### GIVEN REQUEST
Using the listing below, copy every line that mentions "Rebuild".

════════════════

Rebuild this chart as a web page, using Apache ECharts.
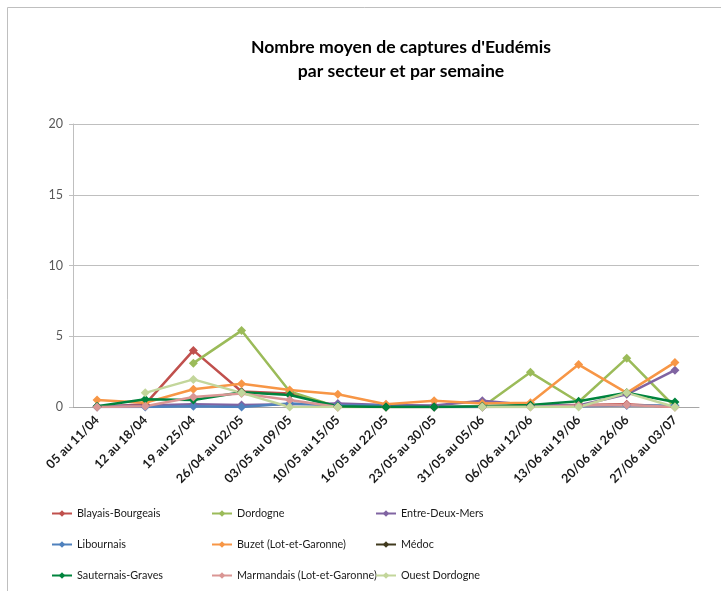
<!DOCTYPE html>
<html><head><meta charset="utf-8">
<script src="https://cdn.jsdelivr.net/npm/echarts@6/dist/echarts.min.js"></script>
<style>html,body{margin:0;padding:0;background:#fff}#c{width:721px;height:591px}</style>
</head><body><div id="c"></div>
<script>
const categories = ["05 au 11/04","12 au 18/04","19 au 25/04","26/04 au 02/05","03/05 au 09/05","10/05 au 15/05","16/05 au 22/05","23/05 au 30/05","31/05 au 05/06","06/06 au 12/06","13/06 au 19/06","20/06 au 26/06","27/06 au 03/07"];
const yTicks = [0, 5, 10, 15, 20];
const blayais    = [0, 0.2, 4.0, 1.1, 0.95, 0, 0, 0, 0, 0.1, 0.15, 0.2, 0];
const dordogne   = [null, null, 3.1, 5.4, 1.1, 0, 0, 0, 0, 2.45, 0.35, 3.45, 0];
const entreDeux  = [0.05, 0.1, 0.2, 0.15, 0.2, 0.25, 0.15, 0.1, 0.45, 0.15, 0.1, 0.9, 2.6];
const libournais = [0, 0, 0.05, 0, 0.25, 0.1, 0.1, 0, 0, 0.05, 0.05, 0.1, 0.1];
const buzet      = [0.5, 0.3, 1.25, 1.65, 1.2, 0.9, 0.2, 0.45, 0.25, 0.3, 3.0, 1.0, 3.15];
const medoc      = [null, null, null, null, null, null, 0, 0, null, null, null, null, null];
const sauternais = [0.05, 0.55, 0.5, 1.05, 0.85, 0.05, 0, 0, 0.05, 0.15, 0.4, 1.0, 0.35];
const marmandais = [0, 0.05, 0.7, 0.95, 0.5, 0, null, null, 0, 0, 0.1, 0.15, 0];
const ouestDord  = [null, 1.0, 1.95, 1.0, 0, 0, null, null, 0, 0, 0, 1.0, 0];

const seriesDefs = [
  ["Blayais-Bourgeais", blayais, "#C0504D"],
  ["Dordogne", dordogne, "#9BBB59"],
  ["Entre-Deux-Mers", entreDeux, "#8064A2"],
  ["Libournais", libournais, "#4F81BD"],
  ["Buzet (Lot-et-Garonne)", buzet, "#F79646"],
  ["Médoc", medoc, "#403A1E"],
  ["Sauternais-Graves", sauternais, "#00843D"],
  ["Marmandais (Lot-et-Garonne)", marmandais, "#DA9694"],
  ["Ouest Dordogne", ouestDord, "#C3D69B"]
];
const FONT = "Lato";
const chart = echarts.init(document.getElementById('c'));
function legendCol(names, left) {
  return {
    data: names, orient: 'vertical', left: left, top: 503,
    itemWidth: 20, itemHeight: 8, itemGap: 20,
    textStyle: {fontFamily: FONT, fontSize: 10.8, color: '#1a1a1a'}
  };
}
chart.setOption({
  animation: false,
  title: {
    text: "Nombre moyen de captures d'Eudémis\npar secteur et par semaine",
    left: 396, top: 30, textAlign: 'center',
    textStyle: {fontFamily: FONT, fontSize: 17.6, fontWeight: 'bold', color: '#000', lineHeight: 24}
  },
  graphic: [
    {type: 'polyline', shape: {points: [[7.5, 591], [7.5, 7.5], [721, 7.5]]}, style: {stroke: '#BFBFBF', lineWidth: 1, fill: null}}
  ],
  legend: [
    legendCol(["Blayais-Bourgeais", "Libournais", "Sauternais-Graves"], 46),
    legendCol(["Dordogne", "Buzet (Lot-et-Garonne)", "Marmandais (Lot-et-Garonne)"], 206),
    legendCol(["Entre-Deux-Mers", "Médoc", "Ouest Dordogne"], 370)
  ],
  grid: {left: 73, right: 22, top: 124, bottom: 184},
  xAxis: {
    type: 'category', data: categories, boundaryGap: true,
    axisLine: {lineStyle: {color: '#A6A6A6'}},
    axisTick: {show: false},
    axisLabel: {rotate: 45, interval: 0, fontFamily: FONT, fontSize: 12.5, fontWeight: 'bold', color: '#1a1a1a', margin: 11}
  },
  yAxis: {
    type: 'value', min: yTicks[0], max: yTicks[yTicks.length - 1], interval: 5,
    axisLine: {show: true, lineStyle: {color: '#BFBFBF'}},
    axisTick: {show: true, length: 4, lineStyle: {color: '#BFBFBF'}},
    splitLine: {lineStyle: {color: '#BFBFBF'}},
    axisLabel: {fontFamily: FONT, fontSize: 12.5, color: '#595959', margin: 10}
  },
  series: seriesDefs.map(([name, data, color]) => ({
    name: name, type: 'line', data: data,
    color: color,
    symbol: 'diamond', symbolSize: 9,
    lineStyle: {width: 2.5, color: color},
    itemStyle: {color: color},
    connectNulls: false
  }))
});
</script></body></html>
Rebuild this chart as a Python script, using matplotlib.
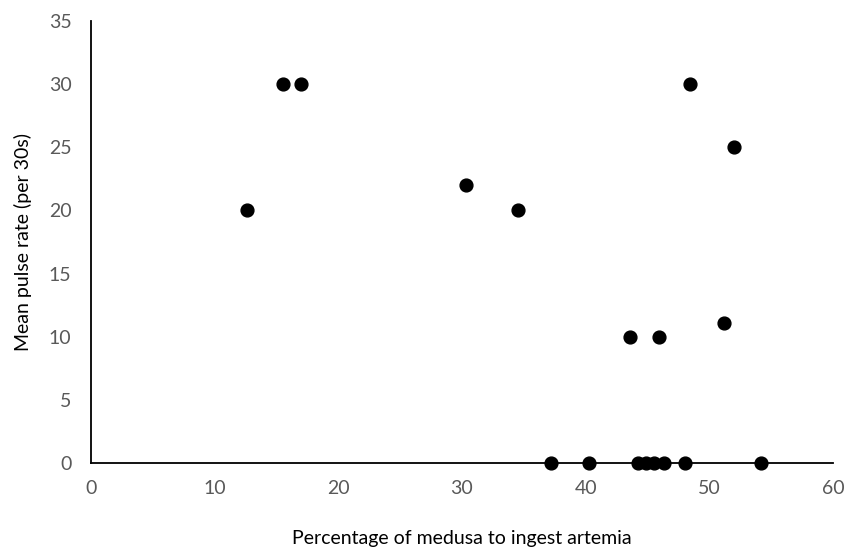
import matplotlib
matplotlib.use("Agg")
import matplotlib.pyplot as plt

# Percentage of medusa to ingest artemia vs mean pulse rate
pct_ingest = [12.6, 15.5, 17.0, 30.3, 34.5, 37.2, 40.3, 43.6, 44.2, 44.9,
              45.5, 45.9, 46.3, 48.0, 48.4, 51.2, 52.0, 54.2]
pulse_rate = [20, 30, 30, 22, 20, 0, 0, 10, 0, 0,
              0, 10, 0, 0, 30, 11.1, 25, 0]

x_ticks = [0, 10, 20, 30, 40, 50, 60]
y_ticks = [0, 5, 10, 15, 20, 25, 30, 35]

plt.rcParams['font.family'] = ['Lato', 'DejaVu Sans']

fig = plt.figure(figsize=(8.5, 5.54), dpi=100)
ax = fig.add_axes([0.107, 0.1637, 0.873, 0.799])

ax.scatter(pct_ingest, pulse_rate, s=85, color='black', zorder=3, clip_on=False)

ax.set_xlim(0, 60)
ax.set_ylim(0, 35)
ax.set_xticks(x_ticks)
ax.set_yticks(y_ticks)
ax.tick_params(length=0, labelsize=14, labelcolor='#595959', pad=12)
ax.tick_params(axis='y', pad=14)

for side in ['top', 'right']:
    ax.spines[side].set_visible(False)
for side in ['left', 'bottom']:
    ax.spines[side].set_linewidth(1.3)
    ax.spines[side].set_color('black')

ax.set_xlabel("Percentage of medusa to ingest artemia", fontsize=14, labelpad=24)
ax.set_ylabel("Mean pulse rate (per 30s)", fontsize=14, labelpad=12)

fig.savefig("out.png", dpi=100)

════════════════

### THE OUTPUT
Rebuild this chart as a web page, using Apache ECharts.
Rebuild this chart as a Python script, using matplotlib.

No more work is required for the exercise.